Mosisili takes blame for congress splits



’Marafaele Mohloboli

DEMOCRATIC Congress (DC) leader and outgoing Prime Minister, Pakalitha Mosisili has said he is personally at fault for some of the infighting which has split the congress movement and plunged the country into an endemic spiral of snap elections.

The congress movement which was formerly a single entity as the Basotho Congress Party has endured several splits over the decades, including the 1997 split which resulted in the creation of the Lesotho Congress for Democracy (LCD) in 1997.

There were other splits which gave birth to the Lesotho People’s Congress (LPC in 2002), All Basotho Convention (ABC in 2006), the DC in 2012 and the latest in December 2016 which yielded the Monyane Moleleki-led Alliance of Democrats (AD).

Addressing a joint DC-LCD rally in Qoaling early this week, Dr Mosisili said the infighting resulted in the coalition governments which were unstable so much such that the country had been forced to hold three elections in less than five years.

There were elections in 2012 and again in 2015.

The country will hold elections on 3 June and this follows the 1 March of collapse of the Dr Mosisili-led seven parties’ coalition government owing to a no confidence vote by the opposition bloc including the ABC and AD parties.

Dr Mosisili told the estimated crowd of 7000 followers that Mr Moleleki’s departure had made the congress movement, particularly the DC and LCD appreciate the need for dialogue and unity in order to win the up-coming elections.

“Having sat down and engaged in talks we realised that in 1993 when the congress party was still intact as BCP, we were as strong as a storm as we garnered all 65 constituencies and the nationals had not even one,” Dr Mosisili said, adding, this only showed that “unity is power”.

“We fought among ourselves in parliament even though we had no opposition, then established LCD in 1997 which made us weak and lose the 1998 elections and for the first time a totally dead BNP won the Bobatsi constituency.

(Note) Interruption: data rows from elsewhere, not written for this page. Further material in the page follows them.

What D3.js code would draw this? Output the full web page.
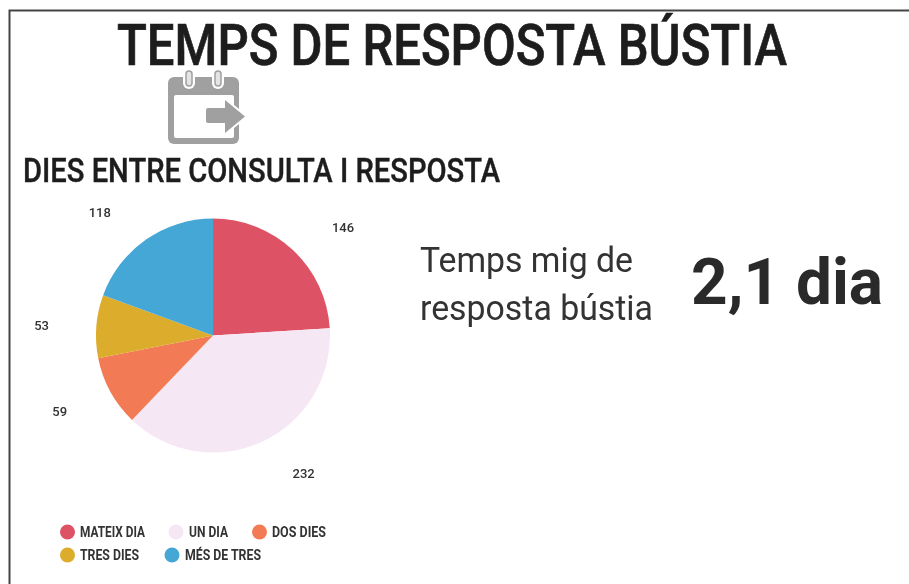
<!DOCTYPE html>
<html><head><meta charset="utf-8">
<script src="https://cdn.jsdelivr.net/npm/d3@7/dist/d3.min.js"></script>
<style>html,body{margin:0;padding:0;background:#fff;overflow:hidden}svg{display:block;filter:blur(.45px)}text{font-family:Roboto,sans-serif}</style>
</head><body><svg id="c" width="909" height="584"></svg>
<script>
const categories=["MATEIX DIA","UN DIA","DOS DIES","TRES DIES","MÉS DE TRES"];
const values=[146,232,59,53,118];
const colors=["#DE5266","#F5E8F4","#F27A55","#DCAC2C","#45A7D5"];
const titleText="TEMPS DE RESPOSTA BÚSTIA";
const subtitleText="DIES ENTRE CONSULTA I RESPOSTA";
const noteLines=["Temps mig de","resposta bústia"];
const bigValue="2,1 dia";

// layout only
const labelNudge=[[15,15],[20,-14],[-6,-4],[-4,3],[-17,15]];
const legendDots=[67.5,176,259.5,67.5,172];
const legendText=[[80,145],[189,228],[272,326],[80,139],[185,261]];
const legendRows=[532,532,532,555,555];
const noteWidths=[213,233];

const svg=d3.select("#c");
svg.append("path").attr("d","M9.5 584V10.5H909").attr("fill","none").attr("stroke","#444").attr("stroke-width",2);

function fitText(t,x,y,size,w,weight,fill){
  return svg.append("text").attr("x",x).attr("y",y).attr("font-size",size).attr("font-weight",weight||400)
   .attr("fill",fill||"#222").attr("textLength",w).attr("lengthAdjust","spacingAndGlyphs").text(t);
}
fitText(titleText,117,65,57,670,500,"#1d1d1d").attr("stroke","#1d1d1d").attr("stroke-width",0.7);
fitText(subtitleText,23,182,33,477,500,"#1d1d1d").attr("stroke","#1d1d1d").attr("stroke-width",0.4);

// calendar icon
const ic=svg.append("g");
const gray="#A0A0A0";
ic.append("rect").attr("x",168).attr("y",77).attr("width",71).attr("height",67).attr("rx",6).attr("fill",gray);
ic.append("rect").attr("x",174).attr("y",95).attr("width",60).attr("height",43).attr("rx",2).attr("fill","#fff");
ic.selectAll("rect.ringBack").data([183,212]).join("rect").attr("class","ringBack")
  .attr("x",d=>d).attr("y",69).attr("width",12).attr("height",20).attr("rx",6).attr("fill","#fff");
ic.selectAll("rect.ring").data([186,215]).join("rect").attr("class","ring")
  .attr("x",d=>d).attr("y",71).attr("width",6).attr("height",15).attr("rx",3)
  .attr("fill","#E4E4E4").attr("stroke",gray).attr("stroke-width",1.5);
ic.append("path").attr("fill",gray).attr("stroke","#fff").attr("stroke-width",4).attr("paint-order","stroke").attr("stroke-linejoin","round")
  .attr("d","M208 108H225V100L245 116.5L225 133V123H208Q206 123 206 121V110Q206 108 208 108Z");

// pie
const cx=213,cy=335.5,R=117,labelR=168;
const pie=d3.pie().sort(null)(values);
const arc=d3.arc().innerRadius(0).outerRadius(R);
const lab=d3.arc().innerRadius(labelR).outerRadius(labelR);
const g=svg.append("g").attr("transform",`translate(${cx},${cy})`);
g.selectAll("path").data(pie).join("path").attr("d",arc).attr("fill",(d,i)=>colors[i]);
g.selectAll("text").data(pie).join("text")
 .attr("x",(d,i)=>lab.centroid(d)[0]+labelNudge[i][0]).attr("y",(d,i)=>lab.centroid(d)[1]+labelNudge[i][1]+4)
 .attr("text-anchor","middle").attr("font-size",13).attr("font-weight",500).attr("fill","#333").text(d=>d.data);

// legend
const lg=svg.append("g");
categories.forEach((c,i)=>{
  const y=legendRows[i],[x,end]=legendText[i];
  lg.append("circle").attr("cx",legendDots[i]).attr("cy",y).attr("r",7.5).attr("fill",colors[i]);
  lg.append("text").attr("x",x).attr("y",y+5).attr("font-size",14).attr("font-weight",700).attr("fill","#333")
    .attr("textLength",end-x).attr("lengthAdjust","spacingAndGlyphs").text(c);
});

// note
noteLines.forEach((t,i)=>{
  svg.append("text").attr("x",420).attr("y",272+48*i).attr("font-size",34.5).attr("fill","#333")
    .attr("textLength",noteWidths[i]).attr("lengthAdjust","spacingAndGlyphs").text(t);
});
svg.append("text").attr("x",691).attr("y",304).attr("font-size",64).attr("font-weight",700).attr("fill","#2a2a2a")
  .attr("textLength",192).attr("lengthAdjust","spacingAndGlyphs").text(bigValue);
</script></body></html>
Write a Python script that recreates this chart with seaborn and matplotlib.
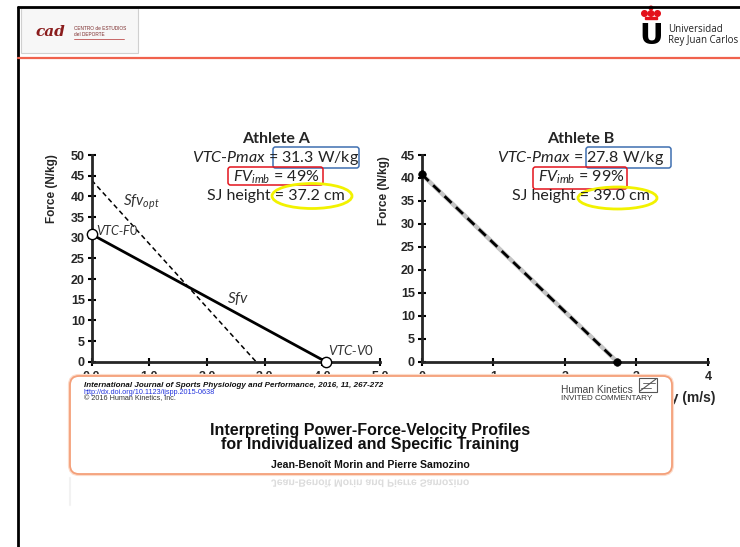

“We should have seen that divisions and infighting weakens performance but we failed to learn.”

He said another split just before the 2002 elections resulted in the formation of the LPC and “in 2007, (former Prime Minister Thomas) Thabane also split from the congress and established the ABC and our strength was more reduced as he whisked away with him 17 constituencies”.

Dr Mosisili said although they still became government, they did not have the large majority of the past.

“As if this was not enough I also played my role in the divisions and tore away from the LCD to establish the DC.

“And for the first time we failed to form a government. Thabane only became Prime Minister because we had weakened ourselves with all these divisions and we really need to be fair with one another because straight talk breaks no friendship”.

He said in his first rally after the 2012 elections he had warned the LCD about their coalition with ABC and Basotho National Party, saying, “I said their union was as good as trying to mix water and oil, only to be belittled for that and called a nation divider, but I was right because that union did not last”.

Dr Mosisili said it having noted all these shortcomings, it was therefore incumbent upon the congress parties to unite.

“Let’s all heed that when we hold hands we are strong, vote for life, vote for the future and don’t make a fuss over who the candidate is in your constituency because you will not be voting that person but will be voting for the congress.”

He said it was high time that they won the urban constituencies “which the nationals have now turned them into their own”.

“They now think that they have conquered the territory and we need to prove them wrong. Fighting only makes us weak and I swear that if we stand together no rag shall stand before us,” he said.